“Talas beneng kaya karbohidrat bisa langsung dimakan dengan cara direbus atau digoreng,” ~ Ketua KWT Sinar Makmur Kabupaten Pandeglang Ida Farida
Dalam sebuah diskusi di forum rapat organisasi perangkat daerah (OPD) Dinas Pertanian dan Ketahanan Pangan Kabupaten Pandeglang yang saya ikuti belum lama ini, ada salah seorang peserta yang mengingatkan tentang pentingnya upaya pengembangan pangan lokal dalam penyediaan pangan bagi masyarakat.
Dia bahkan mempertanyakan snack dus rapat yang dulu sempat diganti dengan pangan lokal seperti umbi-umbian rebus, kacang rebus, atau jagung rebus, sekarang sudah tidak dilakukan lagi.
Diskusi menjadi menarik lantaran nara sumber saat itu sedang fokus membahas bagaimana meningkatkan produksi dan produktivitas lahan padi, di mana saat ini daerahnya sebagai kontributor utama pemasok hasil pangan nasional, khususnya beras.
Sebagai salah satu lumbung padi di provinsi dan nasional, tak ada yang salah ketika pemerintah daerah memberikan prioritas kepada petani untuk menanam padi.
Namun kata dia, daerahnya juga kaya akan sumber pangan lokal seperti ubi ungu, sukun, sagu mocaf (tepung aci singkong) dan talas beneng.
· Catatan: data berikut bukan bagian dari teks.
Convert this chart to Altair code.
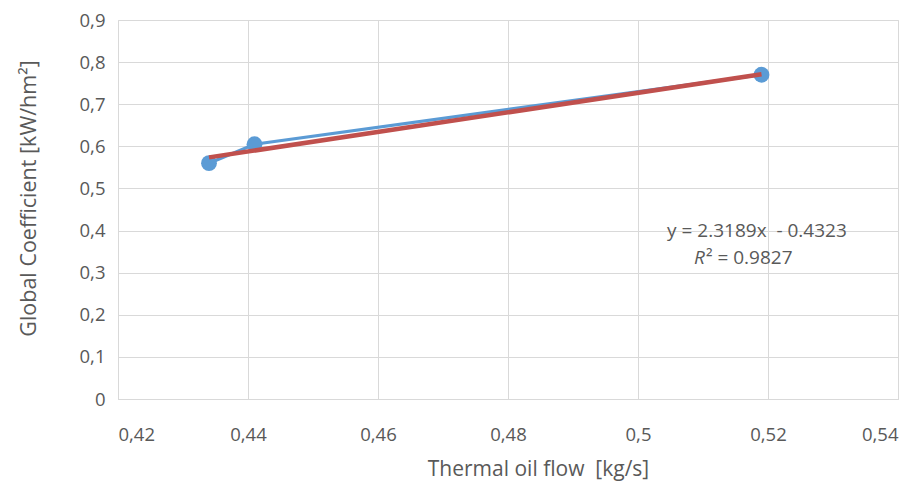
import altair as alt
import pandas as pd

flow = [0.434, 0.441, 0.519]
coef = [0.56, 0.605, 0.77]
x_ticks = [0.42, 0.44, 0.46, 0.48, 0.50, 0.52, 0.54]
y_ticks = [0, 0.1, 0.2, 0.3, 0.4, 0.5, 0.6, 0.7, 0.8, 0.9]
eq_text = ["y = 2.3189x\u00a0\u00a0- 0.4323"]
eq_pos = [(0.5183, 0.399)]
r2_pos = [(0.5086, 0.335)]

df = pd.DataFrame({"flow": flow, "coef": coef})
FONT = "Open Sans"
GREY = "#595959"

xs = alt.Scale(domain=[0.42, 0.54], nice=False, zero=False)
ys = alt.Scale(domain=[0, 0.9], nice=False)

xax = alt.Axis(values=x_ticks, labelExpr="replace(format(datum.value, '.2~f'), '.', ',')",
               title="Thermal oil flow\u00a0\u00a0[kg/s]", grid=True, gridColor="#d9d9d9", ticks=False,
               domain=True, domainColor="#d9d9d9", labelPadding=26,
               titleX=420, titleY=70, titleBaseline="middle", titleAnchor="middle",
               labelFontSize=18.5, titleFontSize=21, labelColor=GREY, titleColor=GREY,
               labelFont=FONT, titleFont=FONT, titleFontWeight="normal")
yax = alt.Axis(values=y_ticks, labelExpr="replace(format(datum.value, '.1~f'), '.', ',')",
               title="Global Coefficient [kW/hm²]", grid=True, gridColor="#d9d9d9", ticks=False,
               domain=False, labelPadding=13,
               titleX=-89, titleY=178, titleAngle=270, titleBaseline="middle", titleAnchor="middle",
               labelFontSize=18.5, titleFontSize=21.5, labelColor=GREY, titleColor=GREY,
               labelFont=FONT, titleFont=FONT, titleFontWeight="normal")

base = alt.Chart(df)
line = base.mark_line(color="#5B9BD5", strokeWidth=3.2).encode(
    x=alt.X("flow:Q", scale=xs, axis=xax), y=alt.Y("coef:Q", scale=ys, axis=yax))
pts = base.mark_circle(color="#5B9BD5", size=250, opacity=1).encode(
    x=alt.X("flow:Q", scale=xs), y=alt.Y("coef:Q", scale=ys))
trend = base.transform_regression("flow", "coef", method="linear").mark_line(
    color="#C0504D", strokeWidth=4.5).encode(
    x=alt.X("flow:Q", scale=xs), y=alt.Y("coef:Q", scale=ys))

eq_df = pd.DataFrame({"x": [p[0] for p in eq_pos], "y": [p[1] for p in eq_pos], "t": eq_text})
eq = alt.Chart(eq_df).mark_text(font=FONT, fontSize=19, color=GREY, align="center").encode(
    x=alt.X("x:Q", scale=xs), y=alt.Y("y:Q", scale=ys), text="t:N")

r_df = pd.DataFrame({"x": [r2_pos[0][0]], "y": [r2_pos[0][1]], "t": ["R"]})
r_mark = alt.Chart(r_df).mark_text(font=FONT, fontSize=19, color=GREY, align="left", fontStyle="italic").encode(
    x=alt.X("x:Q", scale=xs), y=alt.Y("y:Q", scale=ys), text="t:N")
r2_df = pd.DataFrame({"x": [r2_pos[0][0]], "y": [r2_pos[0][1]], "t": ["² = 0.9827"]})
r2_mark = alt.Chart(r2_df).mark_text(font=FONT, fontSize=19, color=GREY, align="left", dx=12).encode(
    x=alt.X("x:Q", scale=xs), y=alt.Y("y:Q", scale=ys), text="t:N")

chart = alt.layer(line, pts, trend, eq, r_mark, r2_mark).properties(
    width=780, height=379, autosize="none",
    padding={"left": 110, "top": 12, "right": 13, "bottom": 87}
).configure_view(stroke=None).configure(background="white")

chart.save("out.html", embed_options={"renderer": "svg", "actions": False})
Sehingga potensi ini layak dikembangkan dalam upaya mewujudkan ketahanan pangan yang berbasis kemandirian pangan lokal.
Dia berharap prospek pangan lokal yang potensial ini bisa lebih dikembangkan dengan cara memanfaatkan sumber daya manusia (SDM) lokal untuk pengembangan usaha.
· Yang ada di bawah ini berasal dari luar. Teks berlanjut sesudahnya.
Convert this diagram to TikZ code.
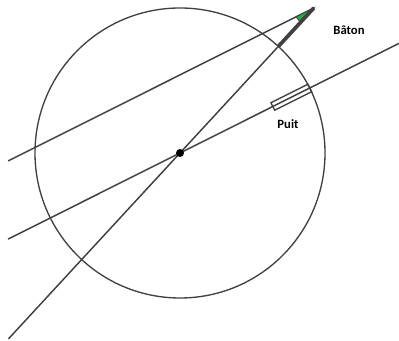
\documentclass[tikz,border=0pt]{standalone}
\usepackage{fontspec}
\setmainfont{Carlito}
\usetikzlibrary{calc}
\definecolor{trait}{HTML}{404040}
\definecolor{ombre}{RGB}{40,170,70}

\begin{document}
\begin{tikzpicture}[x=0.75pt,y=0.75pt,font=\fontsize{9.5}{11}\selectfont\bfseries,
  rayon/.style={draw=trait,line width=1.1pt},
  baton/.style={draw=trait,line width=2.8pt},
  lbl/.style={inner sep=1pt}]
\useasboundingbox (0,0) rectangle (399,341);
\coordinate (O) at (180,188);
\coordinate (T) at ($(O)+(47.3:197.5)$);
\coordinate (S) at ($(O)+(47.3:145)$);
\coordinate (A1) at ($(O)+(227.3:253)$);
\coordinate (A2) at ($(O)+(206.6:192.3)$);
\coordinate (B2) at ($(O)+(26.6:244.8)$);
\coordinate (A3) at ($(T)+(206.6:342)$);
% terre et rayons
\draw[trait,line width=1pt] (O) circle (145);
\draw[rayon] (A1) -- (T);
\draw[rayon] (A2) -- (B2);
\draw[rayon] (A3) -- (T);
% ombre du baton
\fill[ombre,draw=trait,line width=0.6pt] (T) -- ($(T)+(206.6:20)$) -- ($(T)+(227.3:20)$) -- cycle;
\draw[baton] (S) -- (T);
\node[draw=trait,line width=1pt,rotate=26.6,minimum width=31pt,minimum height=6.3pt,inner sep=0pt]
  (puit) at ($(O)+(26.6:124.5)$) {};
\fill (O) circle (4);
\node[lbl] (lbaton) at (349,311) {Bâton};
\node[lbl] (lpuit) at (288,217) {Puit};
\end{tikzpicture}
\end{document}
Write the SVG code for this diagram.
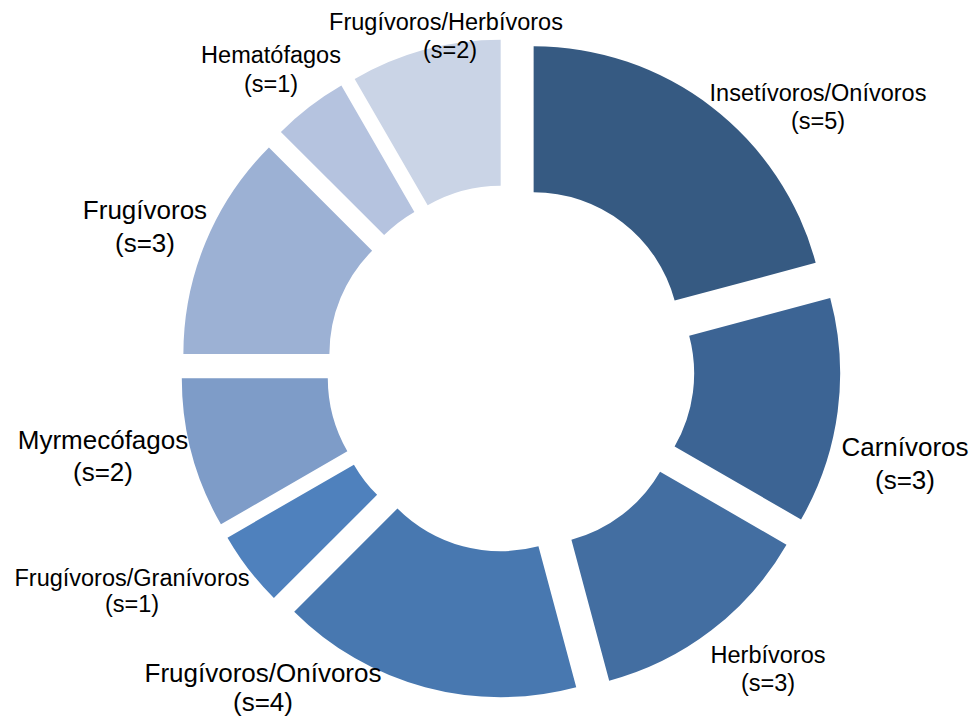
<svg xmlns="http://www.w3.org/2000/svg" width="973" height="717" viewBox="0 0 973 717">
<style>
.lbl{font-family:"Liberation Sans",Arial,sans-serif;fill:#000;text-anchor:middle}
.sm{font-size:23.5px}
.lg{font-size:26px}
</style>
<rect width="973" height="717" fill="#fff"/>
<g id="slices">
<g id="insetivoros-onivoros"><path fill="#365A82" d="M533.63 46.35 A292 292 0 0 1 815.67 262.78 L674.65 300.57 A146 146 0 0 0 533.63 192.35 Z"/></g>
<g id="carnivoros"><path fill="#3C6494" d="M830.21 297.89 A292 292 0 0 1 801.04 519.46 L674.61 446.46 A146 146 0 0 0 689.19 335.68 Z"/></g>
<g id="herbivoros"><path fill="#436EA1" d="M786.5 544.65 A292 292 0 0 1 609.2 680.69 L571.41 539.67 A146 146 0 0 0 660.07 471.65 Z"/></g>
<g id="frugivoros-onivoros"><path fill="#4878B0" d="M576.24 687.24 A292 292 0 0 1 294.2 611.67 L397.43 508.44 A146 146 0 0 0 538.45 546.22 Z"/></g>
<g id="frugivoros-granivoros"><path fill="#4F81BD" d="M273.88 598.1 A292 292 0 0 1 227.48 537.63 L353.91 464.63 A146 146 0 0 0 377.11 494.87 Z"/></g>
<g id="myrmecofagos"><path fill="#7E9CC8" d="M220.93 524.33 A292 292 0 0 1 181.8 378.33 L327.8 378.33 A146 146 0 0 0 347.36 451.33 Z"/></g>
<g id="frugivoros"><path fill="#9CB1D4" d="M183.39 353.96 A292 292 0 0 1 268.92 147.49 L372.15 250.72 A146 146 0 0 0 329.39 353.96 Z"/></g>
<g id="hematofagos"><path fill="#B5C3DF" d="M280.9 131.88 A292 292 0 0 1 341.37 85.48 L414.37 211.91 A146 146 0 0 0 384.13 235.11 Z"/></g>
<g id="frugivoros-herbivoros"><path fill="#CAD4E6" d="M354.67 78.93 A292 292 0 0 1 500.67 39.8 L500.67 185.8 A146 146 0 0 0 427.67 205.36 Z"/></g>
</g>
<g id="labels">
<text class="lbl sm" x="446" y="30">Frugívoros/Herbívoros</text>
<text class="lbl sm" x="450" y="58">(s=2)</text>
<text class="lbl sm" x="271" y="63">Hematófagos</text>
<text class="lbl sm" x="271" y="92">(s=1)</text>
<text class="lbl sm" x="818" y="101">Insetívoros/Onívoros</text>
<text class="lbl sm" x="818" y="129">(s=5)</text>
<text class="lbl lg" x="145" y="219">Frugívoros</text>
<text class="lbl lg" x="145" y="252">(s=3)</text>
<text class="lbl lg" x="905" y="456">Carnívoros</text>
<text class="lbl lg" x="905" y="489">(s=3)</text>
<text class="lbl lg" x="103" y="449">Myrmecófagos</text>
<text class="lbl lg" x="103" y="481">(s=2)</text>
<text class="lbl sm" x="132" y="586">Frugívoros/Granívoros</text>
<text class="lbl sm" x="132" y="612">(s=1)</text>
<text class="lbl sm" x="768" y="663">Herbívoros</text>
<text class="lbl sm" x="768" y="691">(s=3)</text>
<text class="lbl lg" x="263" y="682">Frugívoros/Onívoros</text>
<text class="lbl lg" x="263" y="711">(s=4)</text>
</g>
</svg>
Caranya dengan memberikan pelatihan tentang manajemen usaha, strategi pemasaran, dan berinovasi dalam membuat berbagai variasi produk olahan.
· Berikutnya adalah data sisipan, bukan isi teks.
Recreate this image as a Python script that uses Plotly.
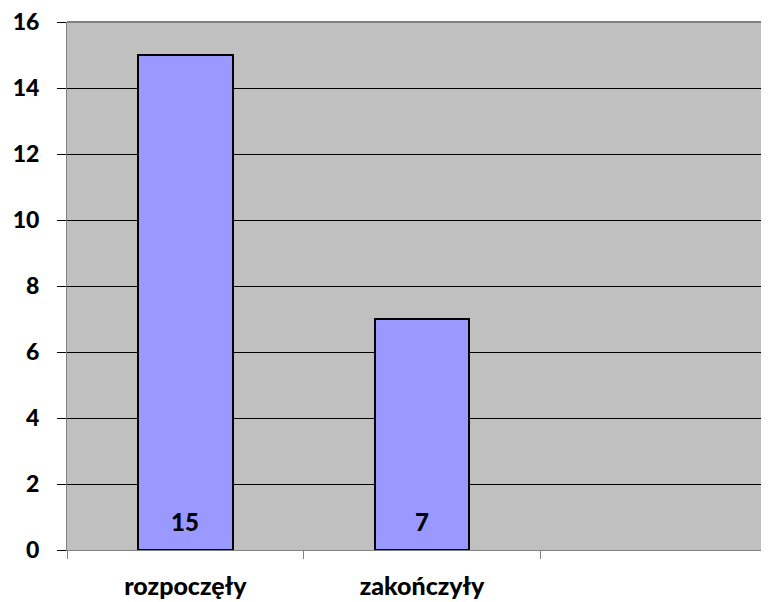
import plotly.graph_objects as go

categories = ["rozpoczęły", "zakończyły"]
values = [15, 7]
y_ticks = [0, 2, 4, 6, 8, 10, 12, 14, 16]

FONT = "Lato"
W = 900

fig = go.Figure()
fig.add_trace(go.Bar(
    x=list(range(len(categories))),
    y=values,
    width=0.40,
    marker=dict(color="#9999FF", line=dict(color="black", width=2)),
    hoverinfo="x+y",
))

# value labels near the base of each bar
for i, v in enumerate(values):
    fig.add_annotation(x=i, y=0, text=str(v), showarrow=False,
                       yanchor="middle", yshift=29,
                       font=dict(family=FONT, size=24, color="black", weight=W))

fig.update_layout(
    width=761, height=594,
    margin=dict(l=59, r=0, t=14, b=52),
    paper_bgcolor="white",
    plot_bgcolor="#C0C0C0",
    showlegend=False,
    font=dict(family=FONT, color="black"),
    xaxis=dict(
        range=[-0.5, 2.466],
        automargin=False,
        tickvals=list(range(len(categories))),
        ticktext=categories,
        ticks="",
        tickfont=dict(family=FONT, size=25, weight=W),
        ticklabelstandoff=14,
        ticklabeloverflow="allow",
        showgrid=False,
        showline=True, linecolor="#808080", linewidth=1,
        zeroline=False,
        minor=dict(tickvals=[-0.5, 0.5, 1.5, 2.5], ticks="outside", ticklen=8,
                   tickcolor="#808080", tickwidth=1, showgrid=False),
    ),
    yaxis=dict(
        range=[0, 16],
        automargin=False,
        tickvals=y_ticks,
        ticks="outside", ticklen=9, tickcolor="black", tickwidth=1,
        tickfont=dict(family=FONT, size=23, weight=W),
        ticklabelstandoff=13,
        ticklabeloverflow="allow",
        showgrid=True, gridcolor="black", gridwidth=1,
        showline=True, linecolor="#808080", linewidth=1,
        zeroline=True, zerolinecolor="black", zerolinewidth=1,
    ),
    bargap=0,
)
fig.add_shape(type="line", xref="paper", yref="paper", x0=0, x1=1, y0=1, y1=1,
              line=dict(color="#808080", width=2))

fig.write_html("out.html")
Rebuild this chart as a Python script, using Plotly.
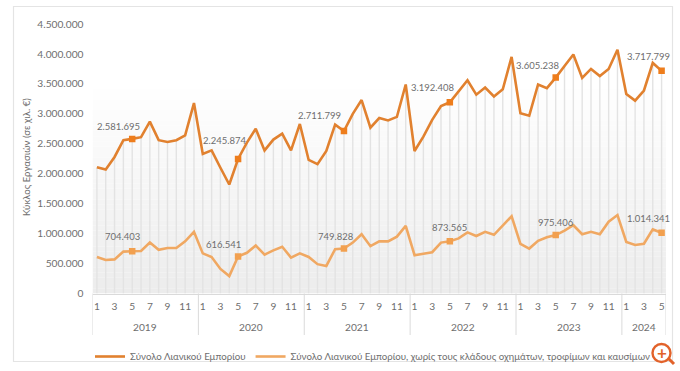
import plotly.graph_objects as go

W, H = 680, 371
FONT = "Lato"
TXT = "#6e6e6e"

years = [2019, 2020, 2021, 2022, 2023, 2024]
months_per_year = [12, 12, 12, 12, 12, 5]
categories = [f"{y}-{m}" for y, n in zip(years, months_per_year) for m in range(1, n + 1)]
month_labels = [c.split("-")[1] for c in categories]

total_retail = [
    2110000, 2070000, 2280000, 2560000, 2581695, 2610000, 2870000, 2560000, 2530000, 2560000, 2640000, 3180000,
    2330000, 2390000, 2100000, 1820000, 2245874, 2520000, 2750000, 2390000, 2570000, 2670000, 2390000, 2830000,
    2230000, 2160000, 2380000, 2820000, 2711799, 3000000, 3230000, 2770000, 2930000, 2890000, 2950000, 3490000,
    2380000, 2620000, 2900000, 3130000, 3192408, 3370000, 3560000, 3320000, 3440000, 3290000, 3410000, 3950000,
    3010000, 2970000, 3490000, 3430000, 3605238, 3800000, 3990000, 3600000, 3750000, 3630000, 3750000, 4070000,
    3330000, 3220000, 3390000, 3850000, 3717799,
]
core_retail = [
    610000, 560000, 570000, 700000, 704403, 710000, 850000, 730000, 760000, 760000, 870000, 1030000,
    670000, 610000, 410000, 290000, 616541, 680000, 800000, 650000, 720000, 780000, 600000, 670000,
    610000, 490000, 460000, 740000, 749828, 850000, 990000, 790000, 870000, 870000, 950000, 1130000,
    640000, 660000, 690000, 850000, 873565, 920000, 1020000, 960000, 1030000, 980000, 1130000, 1290000,
    830000, 750000, 880000, 940000, 975406, 1050000, 1140000, 990000, 1030000, 990000, 1200000, 1310000,
    860000, 810000, 830000, 1070000, 1014341,
]
highlight_idx = [4, 16, 28, 40, 52, 64]
total_offsets = [(-14, -12), (-13, -19), (-24, -16), (-17, -15), (-18, -12), (-13, -14)]
core_offsets = [(-10, -15), (-15, -12), (-8, -12), (0, -14), (0, -13), (-13, -14)]
y_ticks = [0, 500000, 1000000, 1500000, 2000000, 2500000, 3000000, 3500000, 4000000, 4500000]

C_TOTAL = "#E1812F"
C_CORE = "#F0A862"
C_TOTAL_M = "#EE7D1C"
C_CORE_M = "#F2A04F"
LABEL_SIZE = 9.5


def dotted(v):
    return f"{v:,}".replace(",", ".")


fig = go.Figure()
fig.add_trace(go.Scatter(
    x=categories, y=total_retail, mode="lines", name="Σύνολο Λιανικού Εμπορίου",
    line=dict(color=C_TOTAL, width=2.6),
    error_y=dict(type="data", symmetric=False, array=[0] * len(total_retail), arrayminus=total_retail,
                 color="#E3E3E3", thickness=1.4, width=0),
))
fig.add_trace(go.Scatter(
    x=categories, y=core_retail, mode="lines",
    name="Σύνολο Λιανικού Εμπορίου, χωρίς τους κλάδους οχημάτων, τροφίμων και καυσίμων",
    line=dict(color=C_CORE, width=2.6),
))
fig.add_trace(go.Scatter(
    x=[categories[i] for i in highlight_idx], y=[total_retail[i] for i in highlight_idx],
    mode="markers", showlegend=False, marker=dict(symbol="square", size=6.5, color=C_TOTAL_M),
))
fig.add_trace(go.Scatter(
    x=[categories[i] for i in highlight_idx], y=[core_retail[i] for i in highlight_idx],
    mode="markers", showlegend=False, marker=dict(symbol="square", size=6.5, color=C_CORE_M),
))

annotations = []
for series, offs in ((total_retail, total_offsets), (core_retail, core_offsets)):
    for i, (dx, dy) in zip(highlight_idx, offs):
        annotations.append(dict(
            x=categories[i], y=series[i], xref="x", yref="y", text=dotted(series[i]),
            showarrow=False, xshift=dx, yshift=-dy, font=dict(family=FONT, size=LABEL_SIZE, color=TXT),
        ))

# Year labels and dividers of the two-level axis
shapes = []
start = 0
PLOT_BOTTOM = 1 - 293.5 / H
Y_LABEL = 1 - 327 / H
for y, n in zip(years, months_per_year):
    annotations.append(dict(
        x=start + (n - 1) / 2, y=Y_LABEL, xref="x", yref="paper", text=str(y), showarrow=False,
        xanchor="center", yanchor="middle", font=dict(family=FONT, size=10.2, color=TXT),
    ))
    shapes.append(dict(type="line", xref="x", yref="paper", x0=start - 0.5, x1=start - 0.5,
                       y0=1 - 335 / H, y1=PLOT_BOTTOM, line=dict(color="#DADADA", width=1)))
    start += n
shapes.append(dict(type="line", xref="x", yref="paper", x0=start - 0.5, x1=start - 0.5,
                   y0=1 - 335 / H, y1=PLOT_BOTTOM, line=dict(color="#DADADA", width=1)))

# Plot background gradient
bands = 40
lo, hi = 0, 3500000
for b in range(bands):
    t = (b + 0.5) / bands
    g = int(round(236 + (255 - 236) * t))
    shapes.append(dict(type="rect", xref="x", yref="y", layer="below", x0=-0.5, x1=start - 0.5,
                       y0=lo + (hi - lo) * b / bands, y1=lo + (hi - lo) * (b + 1) / bands,
                       fillcolor=f"rgb({g},{g},{g})", line=dict(width=0)))

# Outer frame
shapes.append(dict(type="rect", xref="paper", yref="paper", x0=13.5 / W, x1=672.5 / W,
                   y0=1 - 361.5 / H, y1=1 - 6.5 / H, line=dict(color="#E4E4E4", width=1.2), layer="below"))

# Zoom badge
shapes.append(dict(type="line", xref="paper", yref="paper", x0=668 / W, x1=674 / W,
                   y0=1 - 358 / H, y1=1 - 364 / H, line=dict(color="#E2622A", width=3)))
shapes.append(dict(type="circle", xref="paper", yref="paper", x0=652.5 / W, x1=670.5 / W,
                   y0=1 - 362 / H, y1=1 - 344 / H, fillcolor="white", line=dict(color="#E2622A", width=2.4)))
annotations.append(dict(x=661.5 / W, y=1 - 352.5 / H, xref="paper", yref="paper", text="<b>+</b>", showarrow=False,
                        xanchor="center", yanchor="middle", font=dict(family=FONT, size=17, color="#E2622A")))

annotations.append(dict(
    x=27 / W, y=1 - 157 / H, xref="paper", yref="paper", text="Κύκλος Εργασιών (σε χιλ. €)",
    xanchor="center", yanchor="middle",
    textangle=-90, showarrow=False, font=dict(family=FONT, size=9.6, color=TXT),
))

fig.update_layout(
    width=W, height=H, margin=dict(l=0, r=0, t=0, b=0),
    paper_bgcolor="white", plot_bgcolor="white",
    font=dict(family=FONT, size=10.4, color=TXT),
    separators=",.",
    showlegend=True,
    legend=dict(orientation="h", x=90 / W, y=1 - 342 / H, xanchor="left", yanchor="top",
                bgcolor="rgba(0,0,0,0)", font=dict(family=FONT, size=9.7, color=TXT),
                itemwidth=30, tracegroupgap=0),
    annotations=annotations, shapes=shapes,
    xaxis=dict(
        domain=[92.5 / W, 666 / W], type="category", categoryorder="array", categoryarray=categories,
        range=[-0.5, len(categories) - 0.5],
        tickmode="array", tickvals=categories[::2], ticktext=month_labels[::2],
        showgrid=False, zeroline=False, showline=True, linecolor="#DADADA", linewidth=1,
        ticks="", ticklen=0, tickfont=dict(family=FONT, size=10.2, color=TXT), tickangle=0,
        ticklabelstandoff=3, automargin=False,
    ),
    yaxis=dict(
        domain=[1 - 293.5 / H, 1 - 24 / H], range=[0, 4500000],
        tickmode="array", tickvals=y_ticks, tickformat=",d",
        showgrid=False, zeroline=False, showline=False, ticks="",
        ticklabelstandoff=8, tickfont=dict(family=FONT, size=10.2, color=TXT), automargin=False,
    ),
)

fig.write_html("out.html", config={"displayModeBar": False}, post_script="document.body.style.margin='0';")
Pada akhirnya diskusi menjadi ironi ketika nara sumber menjelaskan bahwa sebagian besar produksi padi yang dihasilkan 80 persen dijual dalam bentuk gabah yang tidak memiliki nilai tambah bagi petani setempat.
Pada bagian lain, sampai saat ini produk olahan berbahan baku pangan lokal masih belum dapat bersaing dengan olahan pangan berbasis terigu baik dari segi kualitas maupun harganya.